There’s never a situation where we absolutely have to buy your wines. Our lives are not going to be incomplete and joyless without it. In that sense, buying wine (especially online) is always going to be a bit of an impulse purchase. A fleeting fancy carried by a moment of intrigue.
The last thing a winery wants to do is kill that momentum.
Now if I feel this way as a consumer who is reasonably knowledgeable and sympathetic about the tough market wineries face, think about the average consumer who doesn’t know the business. It becomes easy to see why they would expect free delivery or fees far less than the $25-35 that someone like me is comfortable with.
Likewise, it shouldn’t be a shock when e-commerce studies show that upwards of 50% of online baskets are abandoned on the delivery page. While I sincerely hope that cart abandonment numbers are better for wineries, I’m sure even a 30% rate of abandonment cuts deeply into a winery’s sales.
So how much should wineries subsidize shipping?
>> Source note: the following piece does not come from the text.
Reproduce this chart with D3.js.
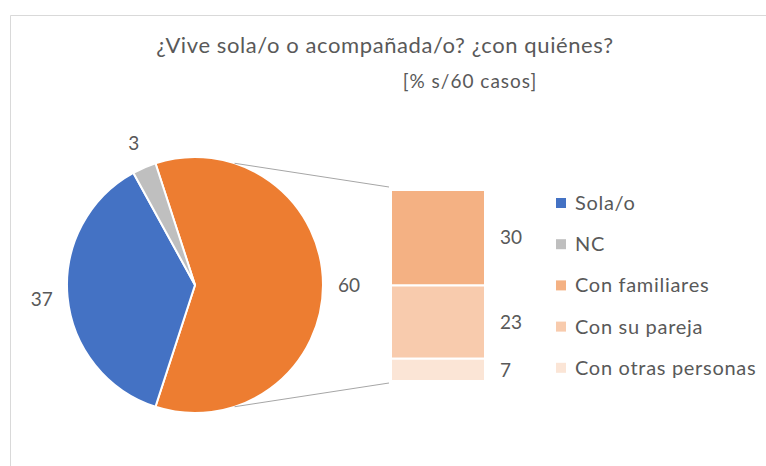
<!DOCTYPE html>
<html>
<head>
<meta charset="utf-8">
<style>
	body { margin: 0; background: #fff; }
	text { font-family: Lato, "Open Sans", sans-serif; fill: #595959; }
</style>
</head>
<body>
<div id="chart"></div>
<script src="https://d3js.org/d3.v7.min.js"></script>
<script>
	// data
	var mainCats = ["Sola/o", "NC"];
	var mainVals = [37, 3];
	var mainColors = ["#4472C4", "#BFBFBF"];
	var subCats = ["Con familiares", "Con su pareja", "Con otras personas"];
	var subVals = [30, 23, 7];
	var subColors = ["#F4B183", "#F8CBAD", "#FBE5D6"];
	var otherColor = "#ED7D31";

	var width = 766, height = 466;
	var cx = 195, cy = 285, r = 128;

	var svg = d3.select("#chart").append("svg")
		.attr("width", width)
		.attr("height", height);

	// chart frame
	svg.append("path")
		.attr("d", "M10.5," + height + "V15.5H" + width)
		.attr("fill", "none")
		.attr("stroke", "#D9D9D9")
		.attr("stroke-width", 1);

	// title
	svg.append("text")
		.attr("x", 385).attr("y", 53)
		.attr("text-anchor", "middle")
		.style("font-size", "22px")
		.style("letter-spacing", "0.6px")
		.text("¿Vive sola/o o acompañada/o? ¿con quiénes?");
	svg.append("text")
		.attr("x", 470).attr("y", 88)
		.attr("text-anchor", "middle")
		.style("font-size", "19px")
		.style("letter-spacing", "1px")
		.text("[% s/60 casos]");

	var otherSum = d3.sum(subVals);
	var total = otherSum + d3.sum(mainVals);
	var otherAngle = 2 * Math.PI * otherSum / total;
	var start = Math.PI / 2 - otherAngle / 2;

	var pieData = [{v: otherSum, c: otherColor}].concat(mainVals.map(function(v, i){
		return {v: v, c: mainColors[i]};
	}));

	var pie = d3.pie().sort(null).value(function(d){ return d.v; })
		.startAngle(start).endAngle(start + 2 * Math.PI);
	var arc = d3.arc().innerRadius(0).outerRadius(r);
	var labelArc = d3.arc().innerRadius(154).outerRadius(154);

	var g = svg.append("g").attr("transform", "translate(" + cx + "," + cy + ")");
	var arcs = pie(pieData);

	g.selectAll(".slice")
		.data(arcs)
		.enter().append("path")
		.attr("class", "slice")
		.attr("d", arc)
		.attr("fill", function(d){ return d.data.c; })
		.attr("stroke", "#fff")
		.attr("stroke-width", 2);

	g.selectAll(".plabel")
		.data(arcs)
		.enter().append("text")
		.attr("class", "plabel")
		.attr("transform", function(d){ return "translate(" + labelArc.centroid(d) + ")"; })
		.attr("text-anchor", "middle")
		.attr("dy", "0.35em")
		.style("font-size", "19px")
		.text(function(d){ return d.data.v; });

	// bar of "other"
	var barX = 391, barW = 94, barTop = 190, barBot = 381;
	var y = d3.scaleLinear().domain([0, otherSum]).range([barTop, barBot]);
	var cum = 0;
	var stack = subVals.map(function(v, i){
		var s = {y0: cum, y1: cum + v, v: v, c: subColors[i]};
		cum += v;
		return s;
	});

	svg.selectAll(".seg")
		.data(stack)
		.enter().append("rect")
		.attr("class", "seg")
		.attr("x", barX)
		.attr("y", function(d){ return y(d.y0); })
		.attr("width", barW)
		.attr("height", function(d){ return y(d.y1) - y(d.y0); })
		.attr("fill", function(d){ return d.c; })
		.attr("stroke", "#fff")
		.attr("stroke-width", 2);

	svg.selectAll(".blabel")
		.data(stack)
		.enter().append("text")
		.attr("class", "blabel")
		.attr("x", barX + barW + 15)
		.attr("y", function(d){ return (y(d.y0) + y(d.y1)) / 2; })
		.attr("dy", "0.35em")
		.style("font-size", "19px")
		.text(function(d){ return d.v; });

	// connector lines from pie to bar
	var a1 = -arcs[0].startAngle, a2 = Math.PI + arcs[0].startAngle;
	var conn = [
		[cx + r * Math.sin(a1), cy - r * Math.cos(a1), barX - 2, barTop - 3],
		[cx + r * Math.sin(a2), cy - r * Math.cos(a2), barX - 2, barBot + 2]
	];
	svg.selectAll(".conn")
		.data(conn)
		.enter().append("line")
		.attr("x1", function(d){ return d[0]; })
		.attr("y1", function(d){ return d[1]; })
		.attr("x2", function(d){ return d[2]; })
		.attr("y2", function(d){ return d[3]; })
		.attr("stroke", "#A6A6A6")
		.attr("stroke-width", 1);

	// legend
	var legCats = mainCats.concat(subCats);
	var legColors = mainColors.concat(subColors);
	var legend = svg.selectAll(".legend")
		.data(legCats)
		.enter().append("g")
		.attr("class", "legend")
		.attr("transform", function(d, i){ return "translate(556," + (203 + i * 41.2) + ")"; });

	legend.append("rect")
		.attr("x", 0).attr("y", -5)
		.attr("width", 10).attr("height", 10)
		.attr("fill", function(d, i){ return legColors[i]; });

	legend.append("text")
		.attr("x", 19)
		.attr("dy", "0.35em")
		.style("font-size", "20px")
		.style("letter-spacing", "0.7px")
		.text(function(d){ return d; });
</script>
</body>
</html>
I don’t think there’s an easy answer to that question. Every winery is going to have its own numbers to crunch. But there’s always going to be a delta between what it costs to ship and how much consumers are willing to pay–and that gap is only going to get larger.
Therefore, I would encourage wineries to add a few more numbers to crunch.
1.) How much are you spending on new customer acquisitions?
So many of my abandoned carts were at wineries that I never tried before. I would come across an article or hear a recommendation that piqued my interest. I’d go check out the website, find other wines that intrigued me and start nibbling the hook. But the difference between reeling in a new customer or having the line break often comes down to how easy it is to get your wines. It doesn’t matter how good the wine is if crappy websites, poor user experience and, yes, delivery fees means that the consumer never tries it. It’s not only a lost sale but also a lost relationship.
Remember, there is always other wine and wineries out there casting their lines. Someone else is going to reel in that customer if you don’t.
2.) How much do you spend to break into a new market?
Many DtC sales are from consumers who can’t find your wine locally. If they’re not going to buy from you directly because of delivery fees, then how much do you need to invest in establishing a presence in their market? This is a big question for West Coast wineries who are looking at the East Coast–which is often the most expensive region to ship to.
Of course, thanks to the asinine three-tier system, even shipping into new markets usually requires licensing, fees and significant investment on top of shipping costs. More numbers to crunch.
3.) But even for the markets that you’re already in, what is the margin difference between a consumer buying 1-2 bottles of your wine retail versus 6-12 online?
This is one part of the “Amazon Effect” that actually benefits wineries. We’re all really suckers when it comes to free shipping and will spend more to get it.
And I fully admit that I’m one of those suckers. If a website gives me a spending target to get free shipping, I’m usually going to exceed it. Even though I know it’s a placebo and I’m still indirectly paying for shipping, it feels easier to justify the money. Instead of paying an “extra fee”, I’m getting an extra product, so I’m happy.
With wine, a flat rate delivery-fee always encourages me to buy more because I figure if I’m in for a penny, I’m in for a pound. And, hey, if someone else is going to carry the heavy wine bottles to my door, then I might as well buy two cases instead of one!
But if I’m at a wine shop, I’m buying far less. Plus, I’m filling up my basket with other wineries’ wines as well–giving you even less of my wallet.
So can wineries win the delivery cost battle?
In short, no. Consumer expectations for free and cheap delivery are only going to continue to grow stronger. Yes, it’s easy to blame Amazon. But, ultimately, it’s always going to be consumers writing the rules with their wallets.
And while your tactics might need to change, the battle for consumers’ wallets can certainly still be won.